TASK REQUIREMENTS
Print the listing as it stands, omitting all images.

STORED DATA
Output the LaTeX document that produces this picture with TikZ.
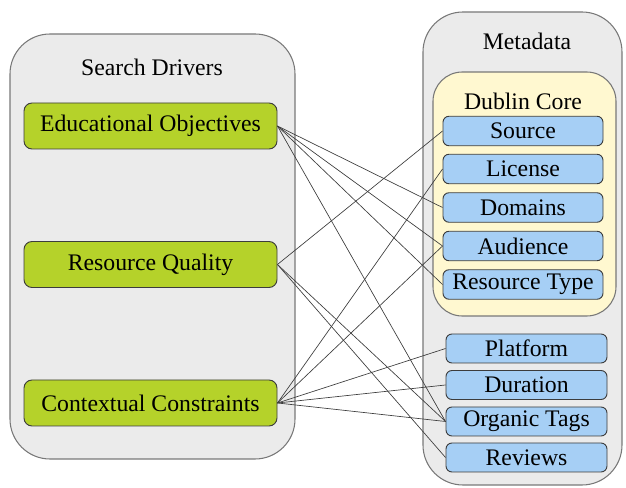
\documentclass[tikz,border=0pt]{standalone}
\usepackage{fontspec}
\setmainfont{Liberation Serif}
\definecolor{contfill}{RGB}{235,235,235}
\definecolor{contdraw}{RGB}{120,120,120}
\definecolor{greenfill}{RGB}{181,210,42}
\definecolor{yellowfill}{RGB}{255,248,208}
\definecolor{bluefill}{RGB}{166,207,245}
\definecolor{boxdraw}{RGB}{60,60,60}
\definecolor{linkcol}{RGB}{60,60,60}
\begin{document}
\begin{tikzpicture}[x=0.75pt,y=-0.75pt,
  every node/.style={font=\fontsize{17.8}{20}\selectfont, inner sep=0pt, text=black},
  container/.style={draw=contdraw, fill=contfill, line width=0.8pt, rounded corners=30pt},
  dcbox/.style={draw=contdraw, fill=yellowfill, line width=0.8pt, rounded corners=22pt,
    minimum width=137.25pt, minimum height=183pt},
  driver/.style={draw=boxdraw, fill=greenfill, line width=0.7pt, rounded corners=6pt,
    minimum width=189.75pt, minimum height=34.5pt},
  meta/.style={draw=boxdraw, fill=bluefill, line width=0.7pt, rounded corners=4.5pt,
    minimum width=120pt, minimum height=22.1pt},
  metalow/.style={meta, minimum width=120.75pt, minimum height=21.75pt},
  link/.style={draw=linkcol, line width=0.5pt}
]
\useasboundingbox (0,0) rectangle (626,488);
% containers
\node[container, minimum width=213.75pt, minimum height=318.75pt] (left) at (152.5,246.5) {};
\node[container, minimum width=149.25pt, minimum height=354.75pt] (right) at (522.5,248.5) {};
\node (lefttitle) at (152,67) {Search Drivers};
\node (righttitle) at (527,41) {Metadata};
\node[dcbox] (dc) at (524.5,194) {};
\node (dctitle) at (523,101) {Dublin Core};
% drivers
\node[driver] (eo) at (150.5,126) {Educational Objectives};
\node[driver] (rq) at (150.5,264.5) {Resource Quality};
\node[driver] (cc) at (150.5,403) {Contextual Constraints};
% metadata
\node[meta] (src) at (523,131) {Source};
\node[meta] (lic) at (523,169) {License};
\node[meta] (dom) at (523,207.5) {Domains};
\node[meta] (aud) at (523,246) {Audience};
\node[meta] (rt) at (523,284.5) {Resource Type};
\node[metalow] (plat) at (526.5,348.5) {Platform};
\node[metalow] (dur) at (526.5,385) {Duration};
\node[metalow] (ot) at (526.5,421.5) {Organic Tags};
\node[metalow] (rev) at (526.5,457.5) {Reviews};
% links
\draw[link] (eo.east) -- (dom.west);
\draw[link] (eo.east) -- (aud.west);
\draw[link] (eo.east) -- (rt.west);
\draw[link] (eo.east) -- (ot.west);
\draw[link] (rq.east) -- (src.west);
\draw[link] (rq.east) -- (ot.west);
\draw[link] (rq.east) -- (rev.west);
\draw[link] (cc.east) -- (lic.west);
\draw[link] (cc.east) -- (aud.west);
\draw[link] (cc.east) -- (plat.west);
\draw[link] (cc.east) -- (dur.west);
\draw[link] (cc.east) -- (ot.west);
\end{tikzpicture}
\end{document}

COMPLETED TASK
Output the LaTeX document that produces this picture with TikZ.
\documentclass[tikz,border=0pt]{standalone}
\usepackage{fontspec}
\setmainfont{Liberation Serif}
\definecolor{contfill}{RGB}{235,235,235}
\definecolor{contdraw}{RGB}{120,120,120}
\definecolor{greenfill}{RGB}{181,210,42}
\definecolor{yellowfill}{RGB}{255,248,208}
\definecolor{bluefill}{RGB}{166,207,245}
\definecolor{boxdraw}{RGB}{60,60,60}
\definecolor{linkcol}{RGB}{60,60,60}
\begin{document}
\begin{tikzpicture}[x=0.75pt,y=-0.75pt,
  every node/.style={font=\fontsize{17.8}{20}\selectfont, inner sep=0pt, text=black},
  container/.style={draw=contdraw, fill=contfill, line width=0.8pt, rounded corners=30pt},
  dcbox/.style={draw=contdraw, fill=yellowfill, line width=0.8pt, rounded corners=22pt,
    minimum width=137.25pt, minimum height=183pt},
  driver/.style={draw=boxdraw, fill=greenfill, line width=0.7pt, rounded corners=6pt,
    minimum width=189.75pt, minimum height=34.5pt},
  meta/.style={draw=boxdraw, fill=bluefill, line width=0.7pt, rounded corners=4.5pt,
    minimum width=120pt, minimum height=22.1pt},
  metalow/.style={meta, minimum width=120.75pt, minimum height=21.75pt},
  link/.style={draw=linkcol, line width=0.5pt}
]
\useasboundingbox (0,0) rectangle (626,488);
% containers
\node[container, minimum width=213.75pt, minimum height=318.75pt] (left) at (152.5,246.5) {};
\node[container, minimum width=149.25pt, minimum height=354.75pt] (right) at (522.5,248.5) {};
\node (lefttitle) at (152,67) {Search Drivers};
\node (righttitle) at (527,41) {Metadata};
\node[dcbox] (dc) at (524.5,194) {};
\node (dctitle) at (523,101) {Dublin Core};
% drivers
\node[driver] (eo) at (150.5,126) {Educational Objectives};
\node[driver] (rq) at (150.5,264.5) {Resource Quality};
\node[driver] (cc) at (150.5,403) {Contextual Constraints};
% metadata
\node[meta] (src) at (523,131) {Source};
\node[meta] (lic) at (523,169) {License};
\node[meta] (dom) at (523,207.5) {Domains};
\node[meta] (aud) at (523,246) {Audience};
\node[meta] (rt) at (523,284.5) {Resource Type};
\node[metalow] (plat) at (526.5,348.5) {Platform};
\node[metalow] (dur) at (526.5,385) {Duration};
\node[metalow] (ot) at (526.5,421.5) {Organic Tags};
\node[metalow] (rev) at (526.5,457.5) {Reviews};
% links
\draw[link] (eo.east) -- (dom.west);
\draw[link] (eo.east) -- (aud.west);
\draw[link] (eo.east) -- (rt.west);
\draw[link] (eo.east) -- (ot.west);
\draw[link] (rq.east) -- (src.west);
\draw[link] (rq.east) -- (ot.west);
\draw[link] (rq.east) -- (rev.west);
\draw[link] (cc.east) -- (lic.west);
\draw[link] (cc.east) -- (aud.west);
\draw[link] (cc.east) -- (plat.west);
\draw[link] (cc.east) -- (dur.west);
\draw[link] (cc.east) -- (ot.west);
\end{tikzpicture}
\end{document}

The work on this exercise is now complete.